# What is asked:
Copy out exactly the lines from the one holding "Emit a web page" through the one holding "const roadTicks = [200, 400, 600];", ends included; omit images.

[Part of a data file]
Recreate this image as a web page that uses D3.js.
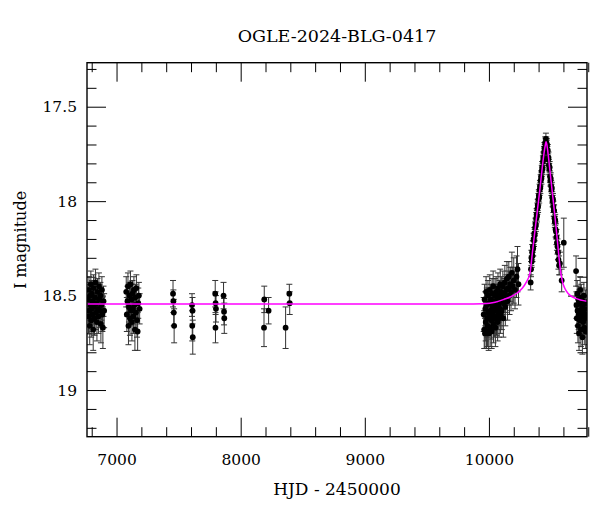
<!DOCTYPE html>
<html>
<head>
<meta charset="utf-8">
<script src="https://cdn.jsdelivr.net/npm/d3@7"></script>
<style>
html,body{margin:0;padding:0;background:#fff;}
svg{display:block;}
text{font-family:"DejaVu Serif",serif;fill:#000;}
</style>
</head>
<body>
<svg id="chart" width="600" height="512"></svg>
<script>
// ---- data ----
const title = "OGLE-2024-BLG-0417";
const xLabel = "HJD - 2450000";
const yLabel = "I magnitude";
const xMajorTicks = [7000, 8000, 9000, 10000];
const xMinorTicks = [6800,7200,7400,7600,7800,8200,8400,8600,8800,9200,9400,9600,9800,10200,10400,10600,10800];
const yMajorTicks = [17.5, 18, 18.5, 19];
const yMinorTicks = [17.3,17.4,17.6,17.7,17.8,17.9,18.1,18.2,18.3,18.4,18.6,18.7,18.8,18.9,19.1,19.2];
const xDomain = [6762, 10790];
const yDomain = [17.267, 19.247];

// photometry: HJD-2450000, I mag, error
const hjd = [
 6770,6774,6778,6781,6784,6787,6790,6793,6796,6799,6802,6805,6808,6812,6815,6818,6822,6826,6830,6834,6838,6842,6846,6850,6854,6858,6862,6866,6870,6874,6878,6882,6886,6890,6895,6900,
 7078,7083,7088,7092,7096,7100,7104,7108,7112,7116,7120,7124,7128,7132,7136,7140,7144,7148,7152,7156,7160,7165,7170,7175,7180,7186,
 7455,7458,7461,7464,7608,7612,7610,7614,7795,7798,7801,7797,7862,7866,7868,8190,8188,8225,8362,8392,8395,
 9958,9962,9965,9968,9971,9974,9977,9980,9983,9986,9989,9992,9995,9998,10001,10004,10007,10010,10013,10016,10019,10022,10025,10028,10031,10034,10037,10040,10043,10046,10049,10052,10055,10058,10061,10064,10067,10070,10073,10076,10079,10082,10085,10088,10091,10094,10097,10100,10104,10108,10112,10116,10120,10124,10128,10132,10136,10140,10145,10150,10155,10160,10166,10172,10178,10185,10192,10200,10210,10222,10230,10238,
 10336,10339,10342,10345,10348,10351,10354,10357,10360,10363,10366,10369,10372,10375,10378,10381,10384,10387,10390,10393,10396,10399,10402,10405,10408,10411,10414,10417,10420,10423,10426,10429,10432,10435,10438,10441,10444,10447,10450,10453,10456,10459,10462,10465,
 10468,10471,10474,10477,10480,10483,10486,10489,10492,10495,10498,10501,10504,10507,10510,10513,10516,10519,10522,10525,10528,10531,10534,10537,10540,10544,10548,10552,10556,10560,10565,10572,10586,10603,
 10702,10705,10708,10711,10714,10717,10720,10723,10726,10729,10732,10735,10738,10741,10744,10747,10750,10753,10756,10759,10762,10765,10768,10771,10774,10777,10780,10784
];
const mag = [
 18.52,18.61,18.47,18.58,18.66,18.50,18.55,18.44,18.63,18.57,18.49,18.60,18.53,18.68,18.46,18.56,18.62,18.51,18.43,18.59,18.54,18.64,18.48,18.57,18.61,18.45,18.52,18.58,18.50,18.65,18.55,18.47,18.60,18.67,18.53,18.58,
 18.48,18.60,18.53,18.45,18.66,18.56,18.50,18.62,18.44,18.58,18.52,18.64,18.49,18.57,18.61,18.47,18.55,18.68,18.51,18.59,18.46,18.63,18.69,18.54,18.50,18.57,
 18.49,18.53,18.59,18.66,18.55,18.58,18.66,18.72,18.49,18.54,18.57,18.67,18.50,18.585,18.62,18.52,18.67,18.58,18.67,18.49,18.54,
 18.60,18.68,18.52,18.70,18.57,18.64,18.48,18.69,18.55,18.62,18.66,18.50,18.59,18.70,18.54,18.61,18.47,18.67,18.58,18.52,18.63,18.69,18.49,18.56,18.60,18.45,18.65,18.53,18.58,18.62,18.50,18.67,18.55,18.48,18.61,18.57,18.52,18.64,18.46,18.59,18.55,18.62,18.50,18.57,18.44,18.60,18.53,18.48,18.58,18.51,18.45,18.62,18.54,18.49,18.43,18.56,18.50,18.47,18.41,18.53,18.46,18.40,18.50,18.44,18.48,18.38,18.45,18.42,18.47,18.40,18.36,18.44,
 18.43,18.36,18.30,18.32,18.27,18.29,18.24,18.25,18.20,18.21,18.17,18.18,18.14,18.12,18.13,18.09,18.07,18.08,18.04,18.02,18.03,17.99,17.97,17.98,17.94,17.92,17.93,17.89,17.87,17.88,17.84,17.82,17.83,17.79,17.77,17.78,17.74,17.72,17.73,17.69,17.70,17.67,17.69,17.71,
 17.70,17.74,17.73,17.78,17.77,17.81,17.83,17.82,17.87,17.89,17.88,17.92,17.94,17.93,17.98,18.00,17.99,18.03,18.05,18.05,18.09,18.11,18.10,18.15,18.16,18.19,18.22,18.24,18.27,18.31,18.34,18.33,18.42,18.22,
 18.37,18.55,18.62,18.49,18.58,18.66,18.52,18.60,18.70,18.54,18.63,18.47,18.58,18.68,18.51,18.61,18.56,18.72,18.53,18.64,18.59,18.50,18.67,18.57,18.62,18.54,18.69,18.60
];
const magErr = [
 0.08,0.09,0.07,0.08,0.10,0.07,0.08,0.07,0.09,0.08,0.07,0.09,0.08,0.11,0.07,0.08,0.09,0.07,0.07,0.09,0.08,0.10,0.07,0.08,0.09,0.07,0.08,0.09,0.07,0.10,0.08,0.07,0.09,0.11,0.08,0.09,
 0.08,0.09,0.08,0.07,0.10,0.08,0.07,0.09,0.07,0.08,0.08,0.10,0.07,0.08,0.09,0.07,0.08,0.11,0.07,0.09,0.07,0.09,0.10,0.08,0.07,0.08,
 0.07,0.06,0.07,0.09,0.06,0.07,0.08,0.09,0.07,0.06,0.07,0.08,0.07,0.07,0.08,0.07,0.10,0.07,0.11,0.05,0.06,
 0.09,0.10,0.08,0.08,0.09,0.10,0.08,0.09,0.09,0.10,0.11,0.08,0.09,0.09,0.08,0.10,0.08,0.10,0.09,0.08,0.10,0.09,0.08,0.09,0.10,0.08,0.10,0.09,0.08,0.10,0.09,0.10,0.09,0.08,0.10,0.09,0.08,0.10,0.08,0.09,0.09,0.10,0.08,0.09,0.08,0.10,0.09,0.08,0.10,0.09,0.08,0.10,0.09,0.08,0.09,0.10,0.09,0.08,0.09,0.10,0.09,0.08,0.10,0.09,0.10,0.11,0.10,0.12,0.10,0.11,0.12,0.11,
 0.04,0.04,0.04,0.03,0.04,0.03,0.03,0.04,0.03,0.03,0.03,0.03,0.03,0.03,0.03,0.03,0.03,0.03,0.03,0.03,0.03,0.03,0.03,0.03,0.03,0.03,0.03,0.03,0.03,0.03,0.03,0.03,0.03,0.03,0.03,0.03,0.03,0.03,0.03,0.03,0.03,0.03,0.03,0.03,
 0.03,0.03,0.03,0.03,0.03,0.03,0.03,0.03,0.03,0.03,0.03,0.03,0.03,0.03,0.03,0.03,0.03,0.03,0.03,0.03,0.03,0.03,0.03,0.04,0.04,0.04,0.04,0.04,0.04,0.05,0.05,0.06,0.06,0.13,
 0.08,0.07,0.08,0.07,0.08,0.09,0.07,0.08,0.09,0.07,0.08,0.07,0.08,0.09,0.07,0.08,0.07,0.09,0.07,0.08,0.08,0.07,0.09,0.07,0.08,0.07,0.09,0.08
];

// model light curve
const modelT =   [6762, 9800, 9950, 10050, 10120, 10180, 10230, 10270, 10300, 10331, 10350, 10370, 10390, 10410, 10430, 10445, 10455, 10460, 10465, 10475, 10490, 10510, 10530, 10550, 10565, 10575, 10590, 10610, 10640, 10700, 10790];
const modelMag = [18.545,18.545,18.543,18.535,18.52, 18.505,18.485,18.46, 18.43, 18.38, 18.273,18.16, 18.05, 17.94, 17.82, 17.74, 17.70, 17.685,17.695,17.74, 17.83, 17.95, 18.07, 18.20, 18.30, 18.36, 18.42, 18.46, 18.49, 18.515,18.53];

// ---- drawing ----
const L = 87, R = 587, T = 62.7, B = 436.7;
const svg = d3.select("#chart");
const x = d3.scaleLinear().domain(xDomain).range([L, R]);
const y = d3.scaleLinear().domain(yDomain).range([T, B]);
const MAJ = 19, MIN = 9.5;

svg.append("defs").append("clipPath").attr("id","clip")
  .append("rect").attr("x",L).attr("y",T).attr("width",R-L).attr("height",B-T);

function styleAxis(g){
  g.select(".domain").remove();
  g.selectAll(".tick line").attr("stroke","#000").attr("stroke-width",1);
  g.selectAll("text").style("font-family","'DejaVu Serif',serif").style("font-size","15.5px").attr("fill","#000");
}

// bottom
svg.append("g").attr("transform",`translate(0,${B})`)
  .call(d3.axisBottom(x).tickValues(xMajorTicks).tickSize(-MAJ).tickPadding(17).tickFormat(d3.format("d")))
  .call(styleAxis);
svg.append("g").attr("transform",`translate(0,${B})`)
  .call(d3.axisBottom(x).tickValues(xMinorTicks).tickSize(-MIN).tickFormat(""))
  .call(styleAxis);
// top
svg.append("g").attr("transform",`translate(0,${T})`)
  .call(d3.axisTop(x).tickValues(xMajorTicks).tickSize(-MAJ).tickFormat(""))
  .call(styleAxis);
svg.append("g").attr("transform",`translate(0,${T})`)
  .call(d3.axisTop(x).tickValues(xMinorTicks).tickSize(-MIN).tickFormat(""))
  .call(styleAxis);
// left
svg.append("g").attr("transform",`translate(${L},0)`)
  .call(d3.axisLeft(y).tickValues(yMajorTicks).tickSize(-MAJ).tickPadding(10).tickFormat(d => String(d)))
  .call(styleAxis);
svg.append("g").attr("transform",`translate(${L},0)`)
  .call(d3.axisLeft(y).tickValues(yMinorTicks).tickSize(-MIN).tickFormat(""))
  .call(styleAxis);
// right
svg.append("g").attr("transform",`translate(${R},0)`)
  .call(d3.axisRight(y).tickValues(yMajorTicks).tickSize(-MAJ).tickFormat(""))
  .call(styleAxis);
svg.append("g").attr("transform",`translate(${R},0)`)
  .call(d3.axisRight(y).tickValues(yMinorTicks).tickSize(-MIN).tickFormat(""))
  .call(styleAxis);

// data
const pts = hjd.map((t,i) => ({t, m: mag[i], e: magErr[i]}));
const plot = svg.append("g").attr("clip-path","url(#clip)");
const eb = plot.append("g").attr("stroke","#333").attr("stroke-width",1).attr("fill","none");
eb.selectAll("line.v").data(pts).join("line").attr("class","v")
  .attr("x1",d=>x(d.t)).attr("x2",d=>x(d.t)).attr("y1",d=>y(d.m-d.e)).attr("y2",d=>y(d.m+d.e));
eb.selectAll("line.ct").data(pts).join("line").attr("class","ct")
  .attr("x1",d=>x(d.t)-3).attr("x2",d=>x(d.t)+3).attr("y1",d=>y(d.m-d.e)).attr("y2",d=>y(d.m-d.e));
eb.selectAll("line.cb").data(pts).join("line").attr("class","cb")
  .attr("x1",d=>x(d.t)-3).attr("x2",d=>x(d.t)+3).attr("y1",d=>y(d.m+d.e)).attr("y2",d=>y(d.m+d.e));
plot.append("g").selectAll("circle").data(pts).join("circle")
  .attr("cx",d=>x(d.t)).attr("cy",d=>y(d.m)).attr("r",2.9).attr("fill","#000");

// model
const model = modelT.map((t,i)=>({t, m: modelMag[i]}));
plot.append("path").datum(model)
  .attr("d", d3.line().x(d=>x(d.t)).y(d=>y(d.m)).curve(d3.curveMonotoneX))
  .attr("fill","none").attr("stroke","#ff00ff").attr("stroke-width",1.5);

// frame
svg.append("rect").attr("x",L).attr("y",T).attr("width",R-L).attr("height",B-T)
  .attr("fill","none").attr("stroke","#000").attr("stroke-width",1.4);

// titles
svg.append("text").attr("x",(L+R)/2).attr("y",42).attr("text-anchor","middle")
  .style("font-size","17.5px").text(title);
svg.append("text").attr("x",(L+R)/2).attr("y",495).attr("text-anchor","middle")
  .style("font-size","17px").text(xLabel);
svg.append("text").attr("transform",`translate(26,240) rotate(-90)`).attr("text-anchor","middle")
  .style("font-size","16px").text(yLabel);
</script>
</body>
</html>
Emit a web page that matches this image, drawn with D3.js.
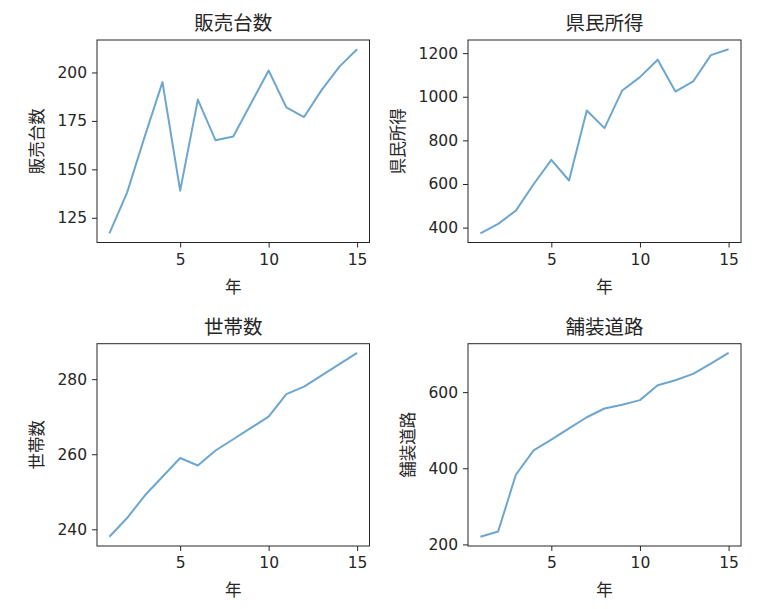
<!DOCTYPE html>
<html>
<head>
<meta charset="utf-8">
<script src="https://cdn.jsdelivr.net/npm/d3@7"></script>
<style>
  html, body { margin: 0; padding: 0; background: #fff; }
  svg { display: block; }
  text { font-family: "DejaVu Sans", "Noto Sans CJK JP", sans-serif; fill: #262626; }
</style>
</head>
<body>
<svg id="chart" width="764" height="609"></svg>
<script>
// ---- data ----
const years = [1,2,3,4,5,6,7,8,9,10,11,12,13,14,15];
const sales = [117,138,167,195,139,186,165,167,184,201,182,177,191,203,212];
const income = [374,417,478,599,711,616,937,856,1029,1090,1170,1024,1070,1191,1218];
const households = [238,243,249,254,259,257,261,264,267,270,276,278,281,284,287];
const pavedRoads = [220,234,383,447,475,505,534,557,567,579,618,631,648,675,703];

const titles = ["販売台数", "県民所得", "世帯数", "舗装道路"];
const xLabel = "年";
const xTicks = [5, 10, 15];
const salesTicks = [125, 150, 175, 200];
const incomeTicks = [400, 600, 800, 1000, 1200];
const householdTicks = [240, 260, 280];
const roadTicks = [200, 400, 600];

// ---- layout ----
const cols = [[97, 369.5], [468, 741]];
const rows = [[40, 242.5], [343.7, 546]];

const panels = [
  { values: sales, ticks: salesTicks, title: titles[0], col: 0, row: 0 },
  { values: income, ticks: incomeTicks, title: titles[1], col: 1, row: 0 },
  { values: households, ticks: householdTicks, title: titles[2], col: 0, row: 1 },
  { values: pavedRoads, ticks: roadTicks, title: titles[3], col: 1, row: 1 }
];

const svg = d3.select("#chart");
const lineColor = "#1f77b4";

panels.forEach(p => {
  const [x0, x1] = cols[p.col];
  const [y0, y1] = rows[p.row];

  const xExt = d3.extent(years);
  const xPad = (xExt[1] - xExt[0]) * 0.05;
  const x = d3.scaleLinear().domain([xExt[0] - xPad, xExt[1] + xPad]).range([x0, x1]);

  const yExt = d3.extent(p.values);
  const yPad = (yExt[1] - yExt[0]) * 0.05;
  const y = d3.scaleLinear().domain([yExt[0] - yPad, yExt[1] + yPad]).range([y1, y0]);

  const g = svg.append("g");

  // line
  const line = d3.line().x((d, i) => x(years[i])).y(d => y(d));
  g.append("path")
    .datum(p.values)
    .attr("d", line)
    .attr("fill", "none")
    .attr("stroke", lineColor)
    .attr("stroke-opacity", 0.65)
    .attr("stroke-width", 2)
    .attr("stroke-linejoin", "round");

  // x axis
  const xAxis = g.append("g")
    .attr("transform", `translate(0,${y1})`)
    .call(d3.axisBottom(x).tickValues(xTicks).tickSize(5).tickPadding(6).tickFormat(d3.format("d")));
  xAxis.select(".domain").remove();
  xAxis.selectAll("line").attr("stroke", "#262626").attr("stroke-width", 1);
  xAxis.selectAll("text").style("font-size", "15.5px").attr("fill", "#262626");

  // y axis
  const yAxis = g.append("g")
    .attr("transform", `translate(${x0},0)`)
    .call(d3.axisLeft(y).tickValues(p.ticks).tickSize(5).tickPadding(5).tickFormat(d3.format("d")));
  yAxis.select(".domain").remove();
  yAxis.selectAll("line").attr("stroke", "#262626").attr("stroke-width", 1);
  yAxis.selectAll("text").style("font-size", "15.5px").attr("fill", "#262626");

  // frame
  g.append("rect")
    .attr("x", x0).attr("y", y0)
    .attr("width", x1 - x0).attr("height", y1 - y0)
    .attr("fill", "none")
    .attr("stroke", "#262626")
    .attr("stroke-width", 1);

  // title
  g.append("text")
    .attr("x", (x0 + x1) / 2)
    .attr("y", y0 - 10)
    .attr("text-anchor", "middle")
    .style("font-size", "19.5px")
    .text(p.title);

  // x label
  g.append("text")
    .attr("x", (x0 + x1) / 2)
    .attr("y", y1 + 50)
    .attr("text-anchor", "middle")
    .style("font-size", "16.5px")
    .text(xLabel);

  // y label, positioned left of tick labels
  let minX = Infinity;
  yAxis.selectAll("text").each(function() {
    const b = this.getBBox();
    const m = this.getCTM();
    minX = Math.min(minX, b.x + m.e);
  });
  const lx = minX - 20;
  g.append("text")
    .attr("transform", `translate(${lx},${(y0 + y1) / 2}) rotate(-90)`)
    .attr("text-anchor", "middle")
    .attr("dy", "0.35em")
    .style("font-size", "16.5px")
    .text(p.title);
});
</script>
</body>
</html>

# Finished exercise:
Emit a web page that matches this image, drawn with D3.js.
<!DOCTYPE html>
<html>
<head>
<meta charset="utf-8">
<script src="https://cdn.jsdelivr.net/npm/d3@7"></script>
<style>
  html, body { margin: 0; padding: 0; background: #fff; }
  svg { display: block; }
  text { font-family: "DejaVu Sans", "Noto Sans CJK JP", sans-serif; fill: #262626; }
</style>
</head>
<body>
<svg id="chart" width="764" height="609"></svg>
<script>
// ---- data ----
const years = [1,2,3,4,5,6,7,8,9,10,11,12,13,14,15];
const sales = [117,138,167,195,139,186,165,167,184,201,182,177,191,203,212];
const income = [374,417,478,599,711,616,937,856,1029,1090,1170,1024,1070,1191,1218];
const households = [238,243,249,254,259,257,261,264,267,270,276,278,281,284,287];
const pavedRoads = [220,234,383,447,475,505,534,557,567,579,618,631,648,675,703];

const titles = ["販売台数", "県民所得", "世帯数", "舗装道路"];
const xLabel = "年";
const xTicks = [5, 10, 15];
const salesTicks = [125, 150, 175, 200];
const incomeTicks = [400, 600, 800, 1000, 1200];
const householdTicks = [240, 260, 280];
const roadTicks = [200, 400, 600];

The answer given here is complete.